In the wake of an event or accident, our natural reaction is to build more physical defence-in-depth barriers based on this linear chain of events. It is the goal of our root cause analysis to distil an event down to one root cause, be it equipment failure, or act, which is normally ‘human error.’

Don’t get me wrong. This approach has served our industry well in the past, does so today, and will continue to be a powerful tool well into the future. But it does not tell the whole story. It often does not adequately consider the human factor. In my experience, people are the most important part of the mix. They can also be the most challenging.

Complex systems

Being human, we can circumvent both equipment and process, either unwittingly or wittingly. Equipment behaves according to the laws of physics, laws of thermodynamics, and the properties of materials, but people exist in a complex and ever-changing workplace that is open to personal interpretation. We react based upon our personal experiences, the stresses we feel, and the situations in which we find ourselves.

People are a big part of another type of systems, which some people call complex systems. They are subjected to a host of influences, human interactions and relationships that go way beyond engineering specifications and reliability predictions.
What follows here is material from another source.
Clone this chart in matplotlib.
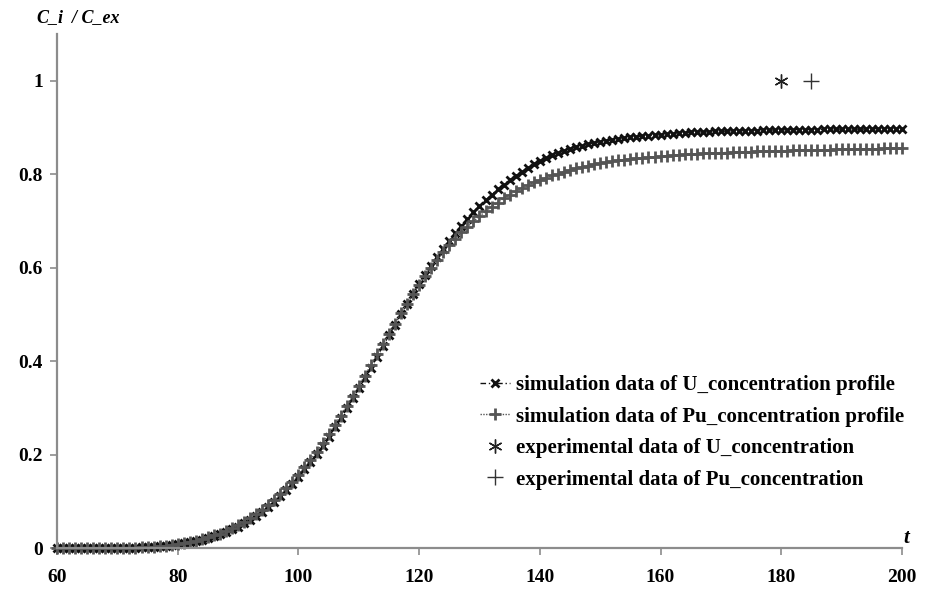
import numpy as np
import matplotlib.pyplot as plt

# time axis of the simulation (one point per unit)
t = np.arange(60, 201)

u_sim = [
    0.000, 0.000, 0.000, 0.000, 0.000, 0.000, 0.000, 0.000, 0.000, 0.001,
    0.001, 0.001, 0.001, 0.001, 0.002, 0.002, 0.003, 0.004, 0.005, 0.006,
    0.008, 0.010, 0.012, 0.015, 0.018, 0.021, 0.025, 0.029, 0.034, 0.040,
    0.046, 0.053, 0.061, 0.069, 0.078, 0.088, 0.099, 0.111, 0.124, 0.138,
    0.152, 0.168, 0.184, 0.201, 0.219, 0.238, 0.258, 0.278, 0.299, 0.320,
    0.342, 0.364, 0.386, 0.409, 0.432, 0.455, 0.477, 0.500, 0.522, 0.544,
    0.565, 0.585, 0.604, 0.622, 0.640, 0.657, 0.673, 0.689, 0.704, 0.718,
    0.731, 0.744, 0.756, 0.767, 0.777, 0.787, 0.796, 0.805, 0.813, 0.821,
    0.828, 0.834, 0.840, 0.845, 0.850, 0.854, 0.858, 0.861, 0.864, 0.867,
    0.869, 0.871, 0.873, 0.875, 0.877, 0.879, 0.880, 0.881, 0.882, 0.883,
    0.884, 0.885, 0.886, 0.887, 0.888, 0.889, 0.889, 0.890, 0.890, 0.891,
    0.891, 0.892, 0.892, 0.892, 0.893, 0.893, 0.893, 0.894, 0.894, 0.894,
    0.894, 0.895, 0.895, 0.895, 0.895, 0.895, 0.895, 0.896, 0.896, 0.896,
    0.896, 0.896, 0.896, 0.896, 0.896, 0.897, 0.897, 0.897, 0.897, 0.897,
    0.897,
]

pu_sim = [
    0.000, 0.000, 0.000, 0.000, 0.000, 0.000, 0.000, 0.000, 0.000, 0.001,
    0.001, 0.001, 0.001, 0.001, 0.002, 0.002, 0.003, 0.004, 0.005, 0.007,
    0.009, 0.011, 0.013, 0.016, 0.019, 0.023, 0.027, 0.031, 0.036, 0.042,
    0.049, 0.056, 0.064, 0.073, 0.082, 0.092, 0.103, 0.115, 0.128, 0.142,
    0.157, 0.173, 0.189, 0.206, 0.224, 0.243, 0.263, 0.283, 0.304, 0.325,
    0.347, 0.369, 0.391, 0.414, 0.436, 0.458, 0.480, 0.502, 0.523, 0.543,
    0.563, 0.582, 0.600, 0.617, 0.633, 0.648, 0.662, 0.675, 0.687, 0.699,
    0.710, 0.720, 0.730, 0.739, 0.748, 0.756, 0.763, 0.770, 0.776, 0.782,
    0.787, 0.792, 0.797, 0.801, 0.805, 0.809, 0.812, 0.815, 0.818, 0.821,
    0.823, 0.825, 0.827, 0.829, 0.831, 0.832, 0.834, 0.835, 0.836, 0.837,
    0.838, 0.839, 0.840, 0.841, 0.842, 0.843, 0.843, 0.844, 0.845, 0.845,
    0.846, 0.846, 0.847, 0.847, 0.848, 0.848, 0.849, 0.849, 0.849, 0.850,
    0.850, 0.850, 0.851, 0.851, 0.851, 0.852, 0.852, 0.852, 0.852, 0.853,
    0.853, 0.853, 0.853, 0.854, 0.854, 0.854, 0.854, 0.855, 0.855, 0.855,
    0.856,
]

# experimental points
u_exp_t, u_exp = [180], [1.0]
pu_exp_t, pu_exp = [185], [1.0]

xticks = [60, 80, 100, 120, 140, 160, 180, 200]
yticks = [0, 0.2, 0.4, 0.6, 0.8, 1.0]
ytick_labels = ['0', '0.2', '0.4', '0.6', '0.8', '1']

plt.rcParams['font.family'] = ['Liberation Serif', 'DejaVu Serif']
plt.rcParams['font.weight'] = 'bold'

fig = plt.figure(figsize=(9.27, 6.10), dpi=100)
ax = fig.add_axes([0.0615, 0.1016, 0.9115, 0.843])

ax.plot(t, u_sim, color='#111111', linestyle=(0, (4, 2, 1, 2, 1, 2)), linewidth=1,
        marker='x', markersize=6, markeredgewidth=2, clip_on=False,
        label='simulation data of U_concentration profile')
ax.plot(t, pu_sim, color='#555555', linestyle=(0, (1, 1)), linewidth=1,
        marker='+', markersize=8, markeredgewidth=2, clip_on=False,
        label='simulation data of Pu_concentration profile')
ax.plot(u_exp_t, u_exp, linestyle='none', color='#222222', marker=(6, 2, 0),
        markersize=10, markeredgewidth=1,
        label='experimental data of U_concentration')
ax.plot(pu_exp_t, pu_exp, linestyle='none', color='#333333', marker='+',
        markersize=11, markeredgewidth=1,
        label='experimental data of Pu_concentration')

ax.set_xlim(60, 200)
ax.set_ylim(0, 1.1)
ax.set_xticks(xticks)
ax.set_yticks(yticks)
ax.set_yticklabels(ytick_labels)

for side in ['top', 'right']:
    ax.spines[side].set_visible(False)
for side in ['left', 'bottom']:
    ax.spines[side].set_color('#8c8c8c')
    ax.spines[side].set_linewidth(1.6)
ax.tick_params(colors='#8c8c8c', length=5, width=1.2, labelsize=14,
               labelcolor='black', direction='out')
ax.tick_params(axis='x', pad=10)
ax.tick_params(axis='y', pad=5)

ax.text(-0.024, 1.031, 'C_i  / C_ex', transform=ax.transAxes, fontsize=13,
        fontweight='bold', style='italic', ha='left', va='center')
ax.text(1.002, 0.02, 't', transform=ax.transAxes, fontsize=15,
        fontweight='bold', style='italic', ha='left', va='center')

ax.legend(loc='center left', bbox_to_anchor=(0.491, 0.225), frameon=False,
          fontsize=15, handlelength=1.45, handletextpad=0.25, labelspacing=0.55,
          borderaxespad=0)

fig.savefig('out.png', dpi=100)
"To say accidents are due to human failing is like saying falls are due to gravity. It is true, but it does not help us prevent them."

Consider my aircraft example: The plane itself is a complicated system of components. Getting it to actually fly is a complex system that involves pilots and crew members. These people are highly skilled and experienced. They are also influenced by everything from fatigue, schedule pressures, career pressures, the quality of their training, crew dynamics and even the weather.

Given the human element, complex systems are almost an organic process. Unlike machines, where outputs are dependent on, and proportional to, inputs, people can accept, ignore, challenge or misunderstand the inputs that are fed into the system; inputs and outputs are interdependent and their exact relationships are unclear.

Being human, they can also have very different perceptions and perspectives on what happened when they look back on an event, what is happening when they are in the midst of an event, and what will happen in the future if faced with an unfolding accident. Actually determining which of these is closest to reality is often very difficult.

In a complex system, components respond locally to the kind of information they receive and the degree of freedom they have to act, both in means and time. With people in the mix — not solely hardwired machines — inputs and outputs cannot always be reconstructed. That also means that an infinitesimal change in starting conditions can lead to significant differences later on, effectively removing any proportional relationship between them.

As celebrated British chemist Trevor Kletz once observed, "To say accidents are due to human failing is like saying falls are due to gravity. It is true, but it does not help us prevent them."

Investigators — and readers of accident reports — need to acknowledge that absolute reconstruction of the event with non-linear reactions of the people involved may be elusive. The next evolution is trying to represent complex system behaviour by focusing not so much on human error and violations but on the mechanisms that generate their behaviour in the actual dynamic work context.